Lo dispuse todo de inmediato. Escribí a Pearl, que estaba con Lossing en Estados Unidos en busca de un tratamiento para Carol, para comunicarle la determinación de su madre de realizar el viaje. Llegamos a Guilin tras cinco días de trayecto en tren. Sentada en una silla, Carie recorrió el río Lijiang sobre una balsa de bambú. Con lágrimas en los ojos, contempló el paisaje, que parecía un cuadro en tinta. En las aguas tranquilas y cristalinas se reflejaban las verdes montañas recortadas sobre un cielo sin nubes.
—Ahora ya puedo morir —dijo Carie con voz sosegada.

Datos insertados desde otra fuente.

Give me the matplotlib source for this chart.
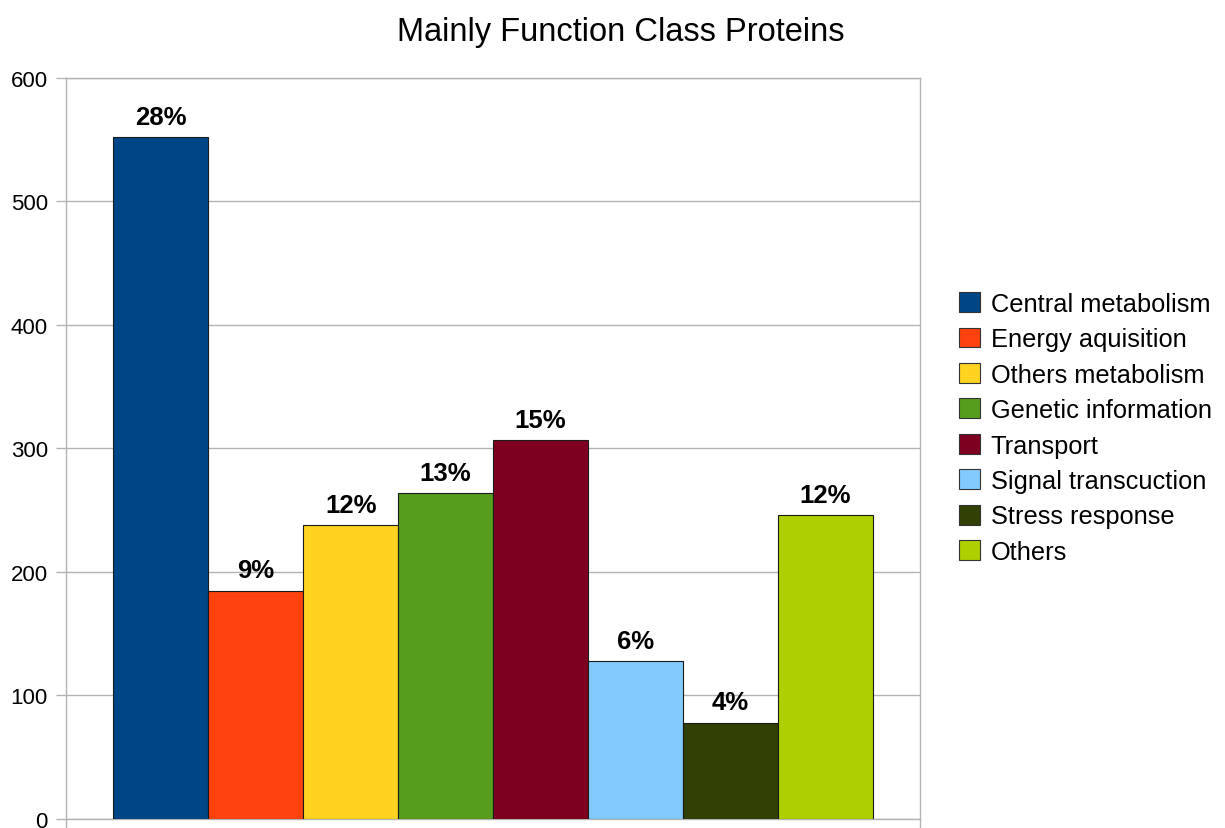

—No, no puedes —contesté—. Aún no has oído a Carol llamarte abuela.
Carie sacudió levemente la cabeza.
—Puede que nunca lo haga.
Fue entonces cuando me di cuenta de que Carie había sabido desde el primer momento lo que ocurría, pero había fingido no saberlo para intentar aliviar la carga de Pearl. Había visto demasiada muerte y enfermedad a lo largo de los años para dejarse engañar.
—Pero ¿por qué no luchas? —le pregunté llorando, con mi mejilla pegada en el dorso de su mano—. Tú siempre has sido una luchadora. Luchaste por tus cuatro hijos, por tu destino y el de los demás. Recuerdo cómo me frotabas el pelo con jabón para acabar con los piojos.
Carie esbozó una débil sonrisa.
—Estoy muy cansada.
Entendí entonces la razón por la que Carie había ido a Guilin. Era su forma de ayudar a Pearl. Si ella no estaba en casa, Pearl no tendría la necesidad de apresurarse a volver a Chinkiang.
—Has sido muy dura contigo misma, Carie —le dije.
—No hay nada duro cuando te tengo a mi lado —respondió, sonriendo.
Le pregunté si había algo más que pudiera hacer por ella.
Tras quedarse callada un rato, contestó:
—Estate por Pearl cuando yo me haya ido.